Write out the material exactly, leaving every picture behind.

——

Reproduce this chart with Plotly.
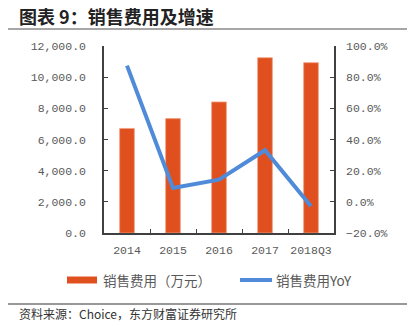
import plotly.graph_objects as go

# Sales expenses and YoY growth
periods = ["2014", "2015", "2016", "2017", "2018Q3"]
sales_expense = [6710, 7340, 8410, 11250, 10930]      # 万元
sales_yoy = [87.4, 8.9, 14.2, 33.1, -2.9]             # %
bar_name = "销售费用（万元）"
line_name = "销售费用YoY"

bar_color = "#E0501E"
line_color = "#4F8BD8"
text_color = "#595959"
axis_color = "#404040"
num_font = "Liberation Mono"
cjk_font = "Noto Sans CJK SC"

# plot area in pixels
W, H = 420, 326
L, R, T, B = 104, 86, 46, 93
PW, PH = W - L - R, H - T - B


def px(x):
    return (x - L) / PW


def py(y):
    return (H - B - y) / PH


fig = go.Figure()

fig.add_trace(go.Bar(
    x=periods, y=sales_expense, name=bar_name,
    marker=dict(color=bar_color, line=dict(color="#F2A080", width=0.8)),
    width=0.32, yaxis="y",
))
fig.add_trace(go.Scatter(
    x=periods, y=sales_yoy, mode="lines", name=line_name,
    line=dict(color=line_color, width=4), yaxis="y2",
))

fig.update_layout(
    width=W, height=H,
    margin=dict(l=L, r=R, t=T, b=B),
    paper_bgcolor="white", plot_bgcolor="white",
    showlegend=False,
    xaxis=dict(
        type="category", showline=True, linecolor=axis_color, linewidth=1.5,
        ticks="inside", ticklen=4, tickcolor=axis_color, tickson="boundaries",
        tickangle=0, automargin=False, ticklabelstandoff=5,
        tickfont=dict(family=num_font, size=11.5, color=text_color),
        showgrid=False, zeroline=False,
    ),
    yaxis=dict(
        range=[0, 12000], dtick=2000, tickformat=",.1f",
        showline=True, linecolor=axis_color, linewidth=1.5,
        ticks="inside", ticklen=4, tickcolor=axis_color,
        ticklabelstandoff=14, automargin=False,
        tickfont=dict(family=num_font, size=11.5, color=text_color),
        showgrid=False, zeroline=False,
    ),
    yaxis2=dict(
        range=[-20, 100], dtick=20, tickformat=".1f", ticksuffix="%",
        overlaying="y", side="right",
        showline=True, linecolor=axis_color, linewidth=1.5,
        ticks="inside", ticklen=4, tickcolor=axis_color,
        ticklabelstandoff=8, automargin=False,
        tickfont=dict(family=num_font, size=11.5, color=text_color),
        showgrid=False, zeroline=False,
    ),
    bargap=0.68,
)

# legend below the plot
fig.add_shape(type="rect", xref="paper", yref="paper",
              x0=px(67), x1=px(97), y0=py(283.5), y1=py(276.5),
              fillcolor=bar_color, line=dict(width=0))
fig.add_annotation(text=bar_name, xref="paper", yref="paper",
                   x=px(101), y=py(280), xanchor="left", yanchor="middle",
                   showarrow=False,
                   font=dict(family=cjk_font, size=13.5, color=text_color))
fig.add_shape(type="line", xref="paper", yref="paper",
              x0=px(240), x1=px(272), y0=py(280), y1=py(280),
              line=dict(color=line_color, width=4))
fig.add_annotation(text=line_name, xref="paper", yref="paper",
                   x=px(274), y=py(280), xanchor="left", yanchor="middle",
                   showarrow=False,
                   font=dict(family=cjk_font, size=13.5, color=text_color))

# title, rules and source note
fig.add_annotation(
    text="<b>图表 9：销售费用及增速</b>", xref="paper", yref="paper",
    x=px(17), y=py(16), xanchor="left", yanchor="middle",
    showarrow=False, font=dict(family=cjk_font, size=18, color="#222222"),
)
fig.add_shape(type="line", xref="paper", yref="paper",
              x0=px(8), x1=px(407), y0=py(29), y1=py(29),
              line=dict(color="#A6A6A6", width=2))
fig.add_shape(type="line", xref="paper", yref="paper",
              x0=px(8), x1=px(407), y0=py(304), y1=py(304),
              line=dict(color="#333333", width=1.2))
fig.add_annotation(
    text="资料来源：Choice，东方财富证券研究所", xref="paper", yref="paper",
    x=px(17), y=py(313), xanchor="left", yanchor="middle",
    showarrow=False, font=dict(family=cjk_font, size=12, color="#333333"),
)

fig.write_html("out.html")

——

Solution to this problem>
Reproduce this chart with Plotly.
import plotly.graph_objects as go

# Sales expenses and YoY growth
periods = ["2014", "2015", "2016", "2017", "2018Q3"]
sales_expense = [6710, 7340, 8410, 11250, 10930]      # 万元
sales_yoy = [87.4, 8.9, 14.2, 33.1, -2.9]             # %
bar_name = "销售费用（万元）"
line_name = "销售费用YoY"

bar_color = "#E0501E"
line_color = "#4F8BD8"
text_color = "#595959"
axis_color = "#404040"
num_font = "Liberation Mono"
cjk_font = "Noto Sans CJK SC"

# plot area in pixels
W, H = 420, 326
L, R, T, B = 104, 86, 46, 93
PW, PH = W - L - R, H - T - B


def px(x):
    return (x - L) / PW


def py(y):
    return (H - B - y) / PH


fig = go.Figure()

fig.add_trace(go.Bar(
    x=periods, y=sales_expense, name=bar_name,
    marker=dict(color=bar_color, line=dict(color="#F2A080", width=0.8)),
    width=0.32, yaxis="y",
))
fig.add_trace(go.Scatter(
    x=periods, y=sales_yoy, mode="lines", name=line_name,
    line=dict(color=line_color, width=4), yaxis="y2",
))

fig.update_layout(
    width=W, height=H,
    margin=dict(l=L, r=R, t=T, b=B),
    paper_bgcolor="white", plot_bgcolor="white",
    showlegend=False,
    xaxis=dict(
        type="category", showline=True, linecolor=axis_color, linewidth=1.5,
        ticks="inside", ticklen=4, tickcolor=axis_color, tickson="boundaries",
        tickangle=0, automargin=False, ticklabelstandoff=5,
        tickfont=dict(family=num_font, size=11.5, color=text_color),
        showgrid=False, zeroline=False,
    ),
    yaxis=dict(
        range=[0, 12000], dtick=2000, tickformat=",.1f",
        showline=True, linecolor=axis_color, linewidth=1.5,
        ticks="inside", ticklen=4, tickcolor=axis_color,
        ticklabelstandoff=14, automargin=False,
        tickfont=dict(family=num_font, size=11.5, color=text_color),
        showgrid=False, zeroline=False,
    ),
    yaxis2=dict(
        range=[-20, 100], dtick=20, tickformat=".1f", ticksuffix="%",
        overlaying="y", side="right",
        showline=True, linecolor=axis_color, linewidth=1.5,
        ticks="inside", ticklen=4, tickcolor=axis_color,
        ticklabelstandoff=8, automargin=False,
        tickfont=dict(family=num_font, size=11.5, color=text_color),
        showgrid=False, zeroline=False,
    ),
    bargap=0.68,
)

# legend below the plot
fig.add_shape(type="rect", xref="paper", yref="paper",
              x0=px(67), x1=px(97), y0=py(283.5), y1=py(276.5),
              fillcolor=bar_color, line=dict(width=0))
fig.add_annotation(text=bar_name, xref="paper", yref="paper",
                   x=px(101), y=py(280), xanchor="left", yanchor="middle",
                   showarrow=False,
                   font=dict(family=cjk_font, size=13.5, color=text_color))
fig.add_shape(type="line", xref="paper", yref="paper",
              x0=px(240), x1=px(272), y0=py(280), y1=py(280),
              line=dict(color=line_color, width=4))
fig.add_annotation(text=line_name, xref="paper", yref="paper",
                   x=px(274), y=py(280), xanchor="left", yanchor="middle",
                   showarrow=False,
                   font=dict(family=cjk_font, size=13.5, color=text_color))

# title, rules and source note
fig.add_annotation(
    text="<b>图表 9：销售费用及增速</b>", xref="paper", yref="paper",
    x=px(17), y=py(16), xanchor="left", yanchor="middle",
    showarrow=False, font=dict(family=cjk_font, size=18, color="#222222"),
)
fig.add_shape(type="line", xref="paper", yref="paper",
              x0=px(8), x1=px(407), y0=py(29), y1=py(29),
              line=dict(color="#A6A6A6", width=2))
fig.add_shape(type="line", xref="paper", yref="paper",
              x0=px(8), x1=px(407), y0=py(304), y1=py(304),
              line=dict(color="#333333", width=1.2))
fig.add_annotation(
    text="资料来源：Choice，东方财富证券研究所", xref="paper", yref="paper",
    x=px(17), y=py(313), xanchor="left", yanchor="middle",
    showarrow=False, font=dict(family=cjk_font, size=12, color="#333333"),
)

fig.write_html("out.html")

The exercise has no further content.